Press notes: BCBL consolidates its scientific structure with new specialized areas
Basque Center on Cognition, Brain and Language (BCBL), located in San Sebastian, has reinforced its internal research structure and has developed new specialized areas. These changes aim to further advance scientific knowledge in the field of cognitive neuroscience of language.
Ikerbasque researcher Manuela Ruzzoli, who has been working at BCBL since 2021, will lead the new research group “Attention, Cognitive Control, and Affect.” This team will focus on understanding the interaction of these three key components of cognition through a multimodal approach that will combine neuroimaging and brain-body rhythms, together with psychophysical and neuropsychological tests.
The main aim of the group, which currently consists of four members, will be to identify brain states that enable designing strategies to favor cognitive self-regulation.

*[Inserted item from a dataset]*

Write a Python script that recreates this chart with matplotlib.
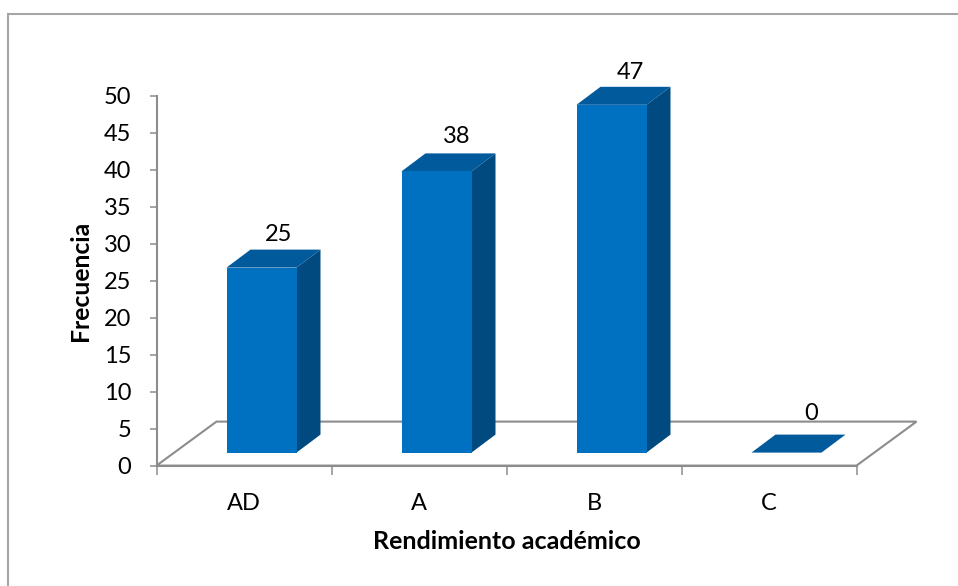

“We are pursuing a line of research that links basic science on the mechanisms of attention, cognitive control, and emotions with decision-making and adaptation to changing environments,” explains Manuela Ruzzoli.
Focus on sign language
At the same time, the BCBL team devoted to studying sign language, led by Ikerbasque researcher Brendan Costello, is consolidating its position within the center and becoming an independent group to further analyze how these languages are structured and represented mentally.
“Sign languages, such as Spanish Sign Language (LSE in Spanish), offer a unique opportunity to understand how language works in a modality other than speech. Our work contributes to describing the cognitive reality of sign language use (in deaf and hearing signers) but also to broadening our general understanding of language,” explains Brendan Costello.
To this end, the nine-person team combines behavioral tasks and advanced neuroimaging techniques, such as functional magnetic resonance imaging, magnetoencephalography, and eye-tracking, to study how and where the brain processes sign language and whether this processing differs from that of written or spoken words.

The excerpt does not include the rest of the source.